The new Rainbow Bridge in Downtown Long Beach connects the Terrace Theater Plaza with the convention center’s Pine Avenue-facing Promenade, allowing for easier foot traffic outside of the center. The bridge is outfitted with programmable LED lights, allowing it to double as a dazzling art piece and event space. (Photograph courtesy of the Long Beach Area Convention & Visitors Bureau)
Further inland, the city has two historic ranchos to visit and explore, Rancho Los Alamitos and Rancho Los Cerritos, with structures dating back to the Spanish government-granted ranchos of Southern California. Each offers tours and special programming such as bird watching and adobe brickmaking.

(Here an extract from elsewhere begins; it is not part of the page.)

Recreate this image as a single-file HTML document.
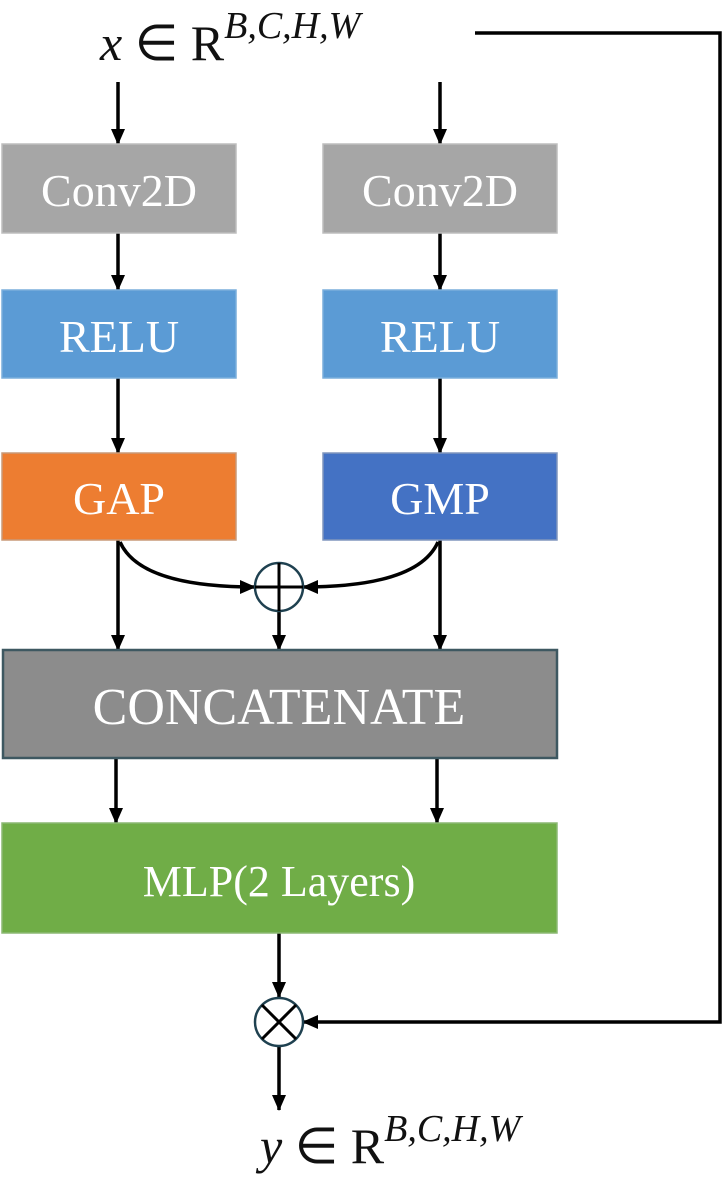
<!DOCTYPE html>
<html><head><meta charset="utf-8"><style>
html,body{margin:0;padding:0;background:#fff;}
svg{display:block;}
.t{font-family:"Liberation Serif",serif;fill:#fff;text-anchor:middle;}
.m{font-family:"Liberation Serif",serif;fill:#111;}
</style></head><body>
<svg width="726" height="1185" viewBox="0 0 726 1185" xmlns="http://www.w3.org/2000/svg">
<defs>
<marker id="a" markerWidth="10" markerHeight="10" refX="9" refY="5" orient="auto" markerUnits="userSpaceOnUse">
<path d="M0,0 L10,5 L0,10 z" fill="#000"/></marker>
<marker id="b" markerWidth="16" markerHeight="16" refX="15" refY="8" orient="auto" markerUnits="userSpaceOnUse">
<path d="M0,1 L16,8 L0,15 z" fill="#000"/></marker>
</defs>
<g stroke="#000" stroke-width="3.5" fill="none" marker-end="url(#b)">
<line x1="118" y1="82" x2="118" y2="144"/>
<line x1="440" y1="82" x2="440" y2="144"/>
<line x1="118" y1="233" x2="118" y2="290"/>
<line x1="440" y1="233" x2="440" y2="290"/>
<line x1="118" y1="378" x2="118" y2="453"/>
<line x1="440" y1="378" x2="440" y2="453"/>
<line x1="118" y1="540" x2="118" y2="650"/>
<line x1="440" y1="540" x2="440" y2="650"/>
<line x1="279" y1="563" x2="279" y2="650"/>
<path d="M120,542 Q140,587 255,587"/>
<path d="M438,542 Q418,587 303,587"/>
<line x1="116" y1="758" x2="116" y2="823"/>
<line x1="437" y1="758" x2="437" y2="823"/>
<line x1="279" y1="932" x2="279" y2="997"/>
<line x1="279" y1="1047" x2="279" y2="1110"/>
<path d="M475,33 L720,33 L720,1022 L303,1022"/>
</g>
<rect x="2" y="144" width="234" height="89" fill="#a6a6a6" stroke="#bdbdbd" stroke-width="1.5"/>
<rect x="323" y="144" width="234" height="89" fill="#a6a6a6" stroke="#bdbdbd" stroke-width="1.5"/>
<rect x="2" y="290" width="234" height="88" fill="#5b9bd5" stroke="#7aaedc" stroke-width="1.5"/>
<rect x="323" y="290" width="234" height="88" fill="#5b9bd5" stroke="#7aaedc" stroke-width="1.5"/>
<rect x="2" y="453" width="234" height="87" fill="#ed7d31" stroke="#c99a78" stroke-width="1.5"/>
<rect x="323" y="453" width="234" height="87" fill="#4472c4" stroke="#8096bd" stroke-width="1.5"/>
<rect x="3" y="650" width="554" height="108" fill="#8c8c8c" stroke="#3e5861" stroke-width="2.5"/>
<rect x="2" y="823" width="555" height="110" fill="#70ad47" stroke="#8cb874" stroke-width="1.5"/>
<text class="t" x="119" y="206" font-size="46">Conv2D</text>
<text class="t" x="440" y="206" font-size="46">Conv2D</text>
<text class="t" x="119" y="352" font-size="46">RELU</text>
<text class="t" x="440" y="352" font-size="46">RELU</text>
<text class="t" x="119" y="514" font-size="46">GAP</text>
<text class="t" x="440" y="514" font-size="46">GMP</text>
<text class="t" x="279" y="724" font-size="52">CONCATENATE</text>
<text class="t" x="279" y="896" font-size="44">MLP(2 Layers)</text>
<circle cx="279" cy="587" r="24" fill="#fff" stroke="#1f4150" stroke-width="2.5"/>
<line x1="279" y1="563" x2="279" y2="611" stroke="#000" stroke-width="3"/>
<line x1="255" y1="587" x2="303" y2="587" stroke="#000" stroke-width="3"/>
<circle cx="279" cy="1022" r="24" fill="#fff" stroke="#1f4150" stroke-width="2.5"/>
<line x1="262" y1="1005" x2="296" y2="1039" stroke="#000" stroke-width="3"/>
<line x1="296" y1="1005" x2="262" y2="1039" stroke="#000" stroke-width="3"/>
<text class="m" x="100" y="60" font-size="50"><tspan font-style="italic">x</tspan> ∈ R<tspan font-style="italic" font-size="38" dy="-22">B,C,H,W</tspan></text>
<text class="m" x="260" y="1163" font-size="50"><tspan font-style="italic">y</tspan> ∈ R<tspan font-style="italic" font-size="38" dy="-22">B,C,H,W</tspan></text>
</svg>
</body></html>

Getting around the city is easy thanks to Long Beach Transit’s services, including its Passport buses, which offer free transit to downtown’s most popular destinations. In the summer months, the organization offers water taxi service from downtown attractions all the way down the five-mile coastline to Alamitos Bay.
The Long Beach Airport, located adjacent to the 405 Freeway, provides some of the lowest airfares in the country and an award-winning passenger terminal with a resort-style atmosphere and local vendors.
There are many accommodations available for visitors throughout the city, from high-rise downtown hotels to boutique and affordable lodgings. A list is available at www.visitlongbeach.com/stay.